(Stored data entries)
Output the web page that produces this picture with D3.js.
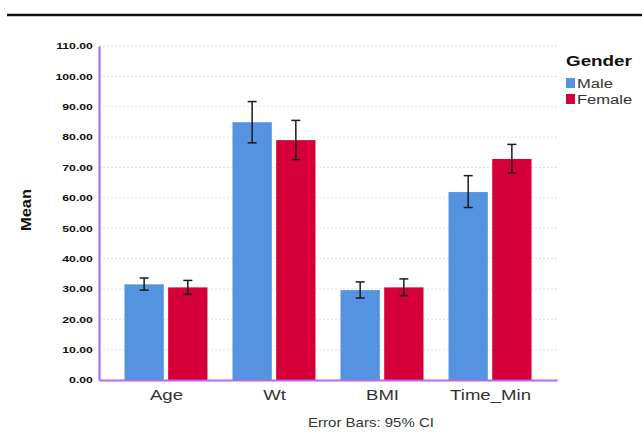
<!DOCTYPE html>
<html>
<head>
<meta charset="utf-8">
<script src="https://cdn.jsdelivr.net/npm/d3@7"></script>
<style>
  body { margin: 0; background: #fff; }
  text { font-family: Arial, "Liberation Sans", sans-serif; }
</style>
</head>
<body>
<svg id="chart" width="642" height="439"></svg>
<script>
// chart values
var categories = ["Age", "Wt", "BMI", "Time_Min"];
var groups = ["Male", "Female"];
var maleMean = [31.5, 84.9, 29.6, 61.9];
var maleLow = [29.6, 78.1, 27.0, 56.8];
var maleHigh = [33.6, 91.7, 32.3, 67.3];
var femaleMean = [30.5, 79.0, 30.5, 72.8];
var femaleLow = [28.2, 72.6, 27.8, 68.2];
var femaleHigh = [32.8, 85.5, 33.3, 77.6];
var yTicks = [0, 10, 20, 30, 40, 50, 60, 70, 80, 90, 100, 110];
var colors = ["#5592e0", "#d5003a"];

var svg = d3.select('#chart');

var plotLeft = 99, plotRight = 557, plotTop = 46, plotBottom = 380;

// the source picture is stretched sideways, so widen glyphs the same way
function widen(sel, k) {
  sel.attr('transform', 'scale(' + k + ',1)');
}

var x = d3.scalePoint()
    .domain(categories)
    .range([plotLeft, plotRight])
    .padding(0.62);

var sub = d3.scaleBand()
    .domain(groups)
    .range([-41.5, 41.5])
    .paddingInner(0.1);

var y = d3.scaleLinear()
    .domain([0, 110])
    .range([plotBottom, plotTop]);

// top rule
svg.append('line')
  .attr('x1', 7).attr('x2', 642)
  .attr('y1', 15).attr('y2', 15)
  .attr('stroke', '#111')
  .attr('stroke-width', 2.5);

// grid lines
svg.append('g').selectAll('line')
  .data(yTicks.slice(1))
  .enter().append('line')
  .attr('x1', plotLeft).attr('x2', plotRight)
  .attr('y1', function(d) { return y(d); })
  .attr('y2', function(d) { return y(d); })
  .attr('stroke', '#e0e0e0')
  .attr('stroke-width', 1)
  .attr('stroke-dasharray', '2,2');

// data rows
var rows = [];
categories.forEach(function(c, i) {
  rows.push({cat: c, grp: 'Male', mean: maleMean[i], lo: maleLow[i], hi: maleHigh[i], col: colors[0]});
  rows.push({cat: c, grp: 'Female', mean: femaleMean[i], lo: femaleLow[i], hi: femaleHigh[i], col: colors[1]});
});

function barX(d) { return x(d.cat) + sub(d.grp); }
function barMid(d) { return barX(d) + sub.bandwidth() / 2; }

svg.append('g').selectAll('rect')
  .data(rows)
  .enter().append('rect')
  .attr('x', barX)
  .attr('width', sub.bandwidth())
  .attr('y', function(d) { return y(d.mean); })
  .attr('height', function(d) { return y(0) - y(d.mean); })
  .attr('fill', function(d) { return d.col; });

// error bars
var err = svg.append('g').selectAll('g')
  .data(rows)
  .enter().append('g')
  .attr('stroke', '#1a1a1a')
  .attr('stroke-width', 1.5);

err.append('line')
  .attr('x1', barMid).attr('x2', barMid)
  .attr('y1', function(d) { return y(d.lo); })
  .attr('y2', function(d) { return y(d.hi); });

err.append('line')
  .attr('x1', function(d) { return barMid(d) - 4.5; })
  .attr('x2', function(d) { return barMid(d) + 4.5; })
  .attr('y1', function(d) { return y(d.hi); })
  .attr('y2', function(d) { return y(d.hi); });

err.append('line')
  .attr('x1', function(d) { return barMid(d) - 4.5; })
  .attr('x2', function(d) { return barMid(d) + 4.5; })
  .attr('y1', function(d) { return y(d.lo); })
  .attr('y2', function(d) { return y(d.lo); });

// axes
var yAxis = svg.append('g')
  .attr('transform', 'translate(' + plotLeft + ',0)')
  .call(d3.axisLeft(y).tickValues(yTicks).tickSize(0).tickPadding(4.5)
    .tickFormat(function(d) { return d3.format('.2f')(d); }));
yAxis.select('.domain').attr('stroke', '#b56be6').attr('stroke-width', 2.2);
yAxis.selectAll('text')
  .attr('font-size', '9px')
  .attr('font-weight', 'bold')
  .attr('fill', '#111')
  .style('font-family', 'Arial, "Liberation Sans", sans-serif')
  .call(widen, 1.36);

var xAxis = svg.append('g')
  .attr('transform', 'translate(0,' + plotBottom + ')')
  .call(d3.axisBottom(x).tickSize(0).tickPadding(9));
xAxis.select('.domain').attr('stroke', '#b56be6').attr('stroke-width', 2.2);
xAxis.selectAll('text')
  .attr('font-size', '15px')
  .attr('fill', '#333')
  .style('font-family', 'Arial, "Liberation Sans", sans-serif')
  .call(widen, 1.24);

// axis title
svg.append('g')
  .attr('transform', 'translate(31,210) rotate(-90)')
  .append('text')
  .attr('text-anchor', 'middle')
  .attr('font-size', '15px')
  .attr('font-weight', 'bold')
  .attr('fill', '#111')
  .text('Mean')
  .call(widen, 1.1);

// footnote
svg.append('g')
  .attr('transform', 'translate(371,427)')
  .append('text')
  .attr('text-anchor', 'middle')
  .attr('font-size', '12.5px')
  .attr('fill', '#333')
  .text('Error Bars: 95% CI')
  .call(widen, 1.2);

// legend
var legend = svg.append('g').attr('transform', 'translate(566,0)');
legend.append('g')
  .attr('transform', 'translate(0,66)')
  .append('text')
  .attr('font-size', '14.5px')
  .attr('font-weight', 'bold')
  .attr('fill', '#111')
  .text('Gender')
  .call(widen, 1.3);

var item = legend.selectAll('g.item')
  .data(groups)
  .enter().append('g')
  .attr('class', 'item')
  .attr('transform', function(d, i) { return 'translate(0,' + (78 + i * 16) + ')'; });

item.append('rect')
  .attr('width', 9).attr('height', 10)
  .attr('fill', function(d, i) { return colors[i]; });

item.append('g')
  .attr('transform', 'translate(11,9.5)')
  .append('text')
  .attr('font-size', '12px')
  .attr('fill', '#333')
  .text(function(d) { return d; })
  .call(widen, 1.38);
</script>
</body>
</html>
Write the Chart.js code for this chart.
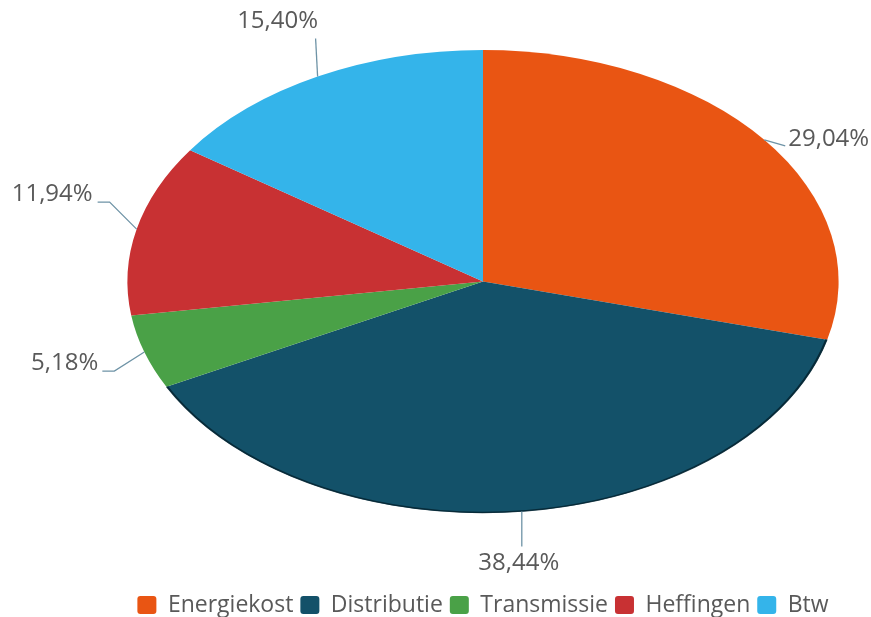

■ **WHAT YOU SHOULD DO**
From the data above, write out everything exactly except the pictures.

■ **EXERCISE ANSWER**
Output the web page that produces this picture with D3.js.
<!DOCTYPE html>
<html>
<head>
<meta charset="utf-8">
<script src="https://cdn.jsdelivr.net/npm/d3@7"></script>
<style>
  body { margin: 0; background: #fff; }
  text { font-family: Arial, "Liberation Sans", sans-serif; }
</style>
</head>
<body>
<svg id="chart" width="642" height="439"></svg>
<script>
// chart values
var categories = ["Age", "Wt", "BMI", "Time_Min"];
var groups = ["Male", "Female"];
var maleMean = [31.5, 84.9, 29.6, 61.9];
var maleLow = [29.6, 78.1, 27.0, 56.8];
var maleHigh = [33.6, 91.7, 32.3, 67.3];
var femaleMean = [30.5, 79.0, 30.5, 72.8];
var femaleLow = [28.2, 72.6, 27.8, 68.2];
var femaleHigh = [32.8, 85.5, 33.3, 77.6];
var yTicks = [0, 10, 20, 30, 40, 50, 60, 70, 80, 90, 100, 110];
var colors = ["#5592e0", "#d5003a"];

var svg = d3.select('#chart');

var plotLeft = 99, plotRight = 557, plotTop = 46, plotBottom = 380;

// the source picture is stretched sideways, so widen glyphs the same way
function widen(sel, k) {
  sel.attr('transform', 'scale(' + k + ',1)');
}

var x = d3.scalePoint()
    .domain(categories)
    .range([plotLeft, plotRight])
    .padding(0.62);

var sub = d3.scaleBand()
    .domain(groups)
    .range([-41.5, 41.5])
    .paddingInner(0.1);

var y = d3.scaleLinear()
    .domain([0, 110])
    .range([plotBottom, plotTop]);

// top rule
svg.append('line')
  .attr('x1', 7).attr('x2', 642)
  .attr('y1', 15).attr('y2', 15)
  .attr('stroke', '#111')
  .attr('stroke-width', 2.5);

// grid lines
svg.append('g').selectAll('line')
  .data(yTicks.slice(1))
  .enter().append('line')
  .attr('x1', plotLeft).attr('x2', plotRight)
  .attr('y1', function(d) { return y(d); })
  .attr('y2', function(d) { return y(d); })
  .attr('stroke', '#e0e0e0')
  .attr('stroke-width', 1)
  .attr('stroke-dasharray', '2,2');

// data rows
var rows = [];
categories.forEach(function(c, i) {
  rows.push({cat: c, grp: 'Male', mean: maleMean[i], lo: maleLow[i], hi: maleHigh[i], col: colors[0]});
  rows.push({cat: c, grp: 'Female', mean: femaleMean[i], lo: femaleLow[i], hi: femaleHigh[i], col: colors[1]});
});

function barX(d) { return x(d.cat) + sub(d.grp); }
function barMid(d) { return barX(d) + sub.bandwidth() / 2; }

svg.append('g').selectAll('rect')
  .data(rows)
  .enter().append('rect')
  .attr('x', barX)
  .attr('width', sub.bandwidth())
  .attr('y', function(d) { return y(d.mean); })
  .attr('height', function(d) { return y(0) - y(d.mean); })
  .attr('fill', function(d) { return d.col; });

// error bars
var err = svg.append('g').selectAll('g')
  .data(rows)
  .enter().append('g')
  .attr('stroke', '#1a1a1a')
  .attr('stroke-width', 1.5);

err.append('line')
  .attr('x1', barMid).attr('x2', barMid)
  .attr('y1', function(d) { return y(d.lo); })
  .attr('y2', function(d) { return y(d.hi); });

err.append('line')
  .attr('x1', function(d) { return barMid(d) - 4.5; })
  .attr('x2', function(d) { return barMid(d) + 4.5; })
  .attr('y1', function(d) { return y(d.hi); })
  .attr('y2', function(d) { return y(d.hi); });

err.append('line')
  .attr('x1', function(d) { return barMid(d) - 4.5; })
  .attr('x2', function(d) { return barMid(d) + 4.5; })
  .attr('y1', function(d) { return y(d.lo); })
  .attr('y2', function(d) { return y(d.lo); });

// axes
var yAxis = svg.append('g')
  .attr('transform', 'translate(' + plotLeft + ',0)')
  .call(d3.axisLeft(y).tickValues(yTicks).tickSize(0).tickPadding(4.5)
    .tickFormat(function(d) { return d3.format('.2f')(d); }));
yAxis.select('.domain').attr('stroke', '#b56be6').attr('stroke-width', 2.2);
yAxis.selectAll('text')
  .attr('font-size', '9px')
  .attr('font-weight', 'bold')
  .attr('fill', '#111')
  .style('font-family', 'Arial, "Liberation Sans", sans-serif')
  .call(widen, 1.36);

var xAxis = svg.append('g')
  .attr('transform', 'translate(0,' + plotBottom + ')')
  .call(d3.axisBottom(x).tickSize(0).tickPadding(9));
xAxis.select('.domain').attr('stroke', '#b56be6').attr('stroke-width', 2.2);
xAxis.selectAll('text')
  .attr('font-size', '15px')
  .attr('fill', '#333')
  .style('font-family', 'Arial, "Liberation Sans", sans-serif')
  .call(widen, 1.24);

// axis title
svg.append('g')
  .attr('transform', 'translate(31,210) rotate(-90)')
  .append('text')
  .attr('text-anchor', 'middle')
  .attr('font-size', '15px')
  .attr('font-weight', 'bold')
  .attr('fill', '#111')
  .text('Mean')
  .call(widen, 1.1);

// footnote
svg.append('g')
  .attr('transform', 'translate(371,427)')
  .append('text')
  .attr('text-anchor', 'middle')
  .attr('font-size', '12.5px')
  .attr('fill', '#333')
  .text('Error Bars: 95% CI')
  .call(widen, 1.2);

// legend
var legend = svg.append('g').attr('transform', 'translate(566,0)');
legend.append('g')
  .attr('transform', 'translate(0,66)')
  .append('text')
  .attr('font-size', '14.5px')
  .attr('font-weight', 'bold')
  .attr('fill', '#111')
  .text('Gender')
  .call(widen, 1.3);

var item = legend.selectAll('g.item')
  .data(groups)
  .enter().append('g')
  .attr('class', 'item')
  .attr('transform', function(d, i) { return 'translate(0,' + (78 + i * 16) + ')'; });

item.append('rect')
  .attr('width', 9).attr('height', 10)
  .attr('fill', function(d, i) { return colors[i]; });

item.append('g')
  .attr('transform', 'translate(11,9.5)')
  .append('text')
  .attr('font-size', '12px')
  .attr('fill', '#333')
  .text(function(d) { return d; })
  .call(widen, 1.38);
</script>
</body>
</html>
Write the Chart.js code for this chart.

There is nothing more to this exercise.